Like Ceilometer, Heat was deployed early on with the intention of enabling application orchestration and autoscaling.  Because heat stacks create users in Keystone, this was a non-starter for us due to our read-only AD identity backend in Keystone.

Recently we’ve been able to make more progress with Heat now that it supports domain isolated users for in-instance credentials and Keystone can do domain-specific configuration.  This is exciting as it’ll help enable higher-level services like Magnum (see below.)

Customizations

Like many larger operators, we carry several local customizations to enable OpenStack to work in our environment.

First, our users do not interact with Horizon: it is an admin-only interface for us.  We have a custom web UI that covers all our technology platform services within Go Daddy (Hadoop, Cassandra, DNS, etc.) and thus users also access OpenStack via that UI.

Secondly, we’ve created a small project creation API external to Keystone to handle access control for who is able to create projects.  It does some additional RBAC checking and allows some delegation of permissions.  This provides a mechanism for users to self-create projects via our UI, without actually granting them that higher level access within OpenStack.

We also carry some significant patches against Nova and Neutron to enable proper VM and network scheduling within our L3 network model.  These are detailed in the later architecture posts about those services.

What’s Next?

We’re excited to complete the build out of our baseline platform in all our global data centers so we can focus on adding new features.  Here are some major items on our roadmap for 2016:

LBaaS (aka Load Balancing without Tickets)

By far the biggest ask from our users is for LBaaS.  Getting a load balancer set up at Go Daddy today involves tickets to a few different groups and 2 – 4 weeks of waiting.  We want this to be 100% self-service and automated.

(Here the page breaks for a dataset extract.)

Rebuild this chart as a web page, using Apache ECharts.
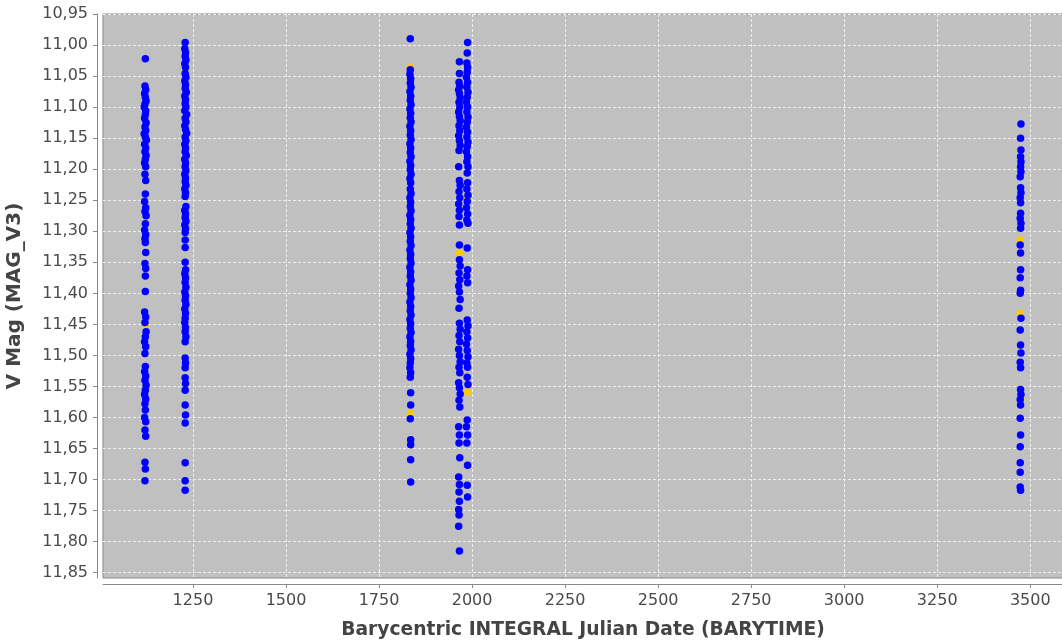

And we’re getting close.  After a bunch of work on the A10 LBaaS plugin for Neutron, it’s almost ready.  We are coordinating with our network automation team and A10 engineers on a few last fixes and should be able to deploy this to early adopter users soon for final testing.

Magnum for Containers

The number two ask from users is containers.  So we’ve also dug into Magnum a lot during the last month.  While the Kilo version is somewhat lacking, we’re encouraged by the amount of work going into this project and have already been pulling in the Liberty bits from master.

There’s a long road ahead for us to get Magnum into production.  But we’re excited about the possibilities here.

Cinder Block Storage

This quarter our storage team has begun deploying Ceph infrastructure to all our datacenters and that work should be wrapped up in 2016Q2.  We’re beginning lab work now to get Cinder configured in our dev environments and expect to begin deploying it to some of our regions early in Q1.

Cinder storage for additional volumes will unblock many of our teams that have requirements for more persistent, protected storage.

Bare Metal Provisioning with Ironic

This is purely a man-hours issue.  We’ve wanted to put Ironic in place for a long time to get a better handle on our bare metal provisioning.  We expect to focus on this once most of the baseline Magnum and Cinder work is done.

Bare metal servers through a self-service API will be another huge win for our company.  Building physical servers today, while mostly automated, is still a complicated and painful process for most teams.

A Big Thanks to the Community

Our OpenStack engineering team at Go Daddy is just 6 people.  We could never have accomplished all this in such a short time without the support of the OpenStack community.

Those who have helped us along the way are too many to list, but we want to specifically thank a few organizations that have really gone the extra mile for us:

  • NeCTAR
  • CERN
  • Rackspace
  • Yahoo!
  • iWeb
  • Time Warner Cable

We so appreciate your willingness to help out us fellow operators!  See you in Tokyo!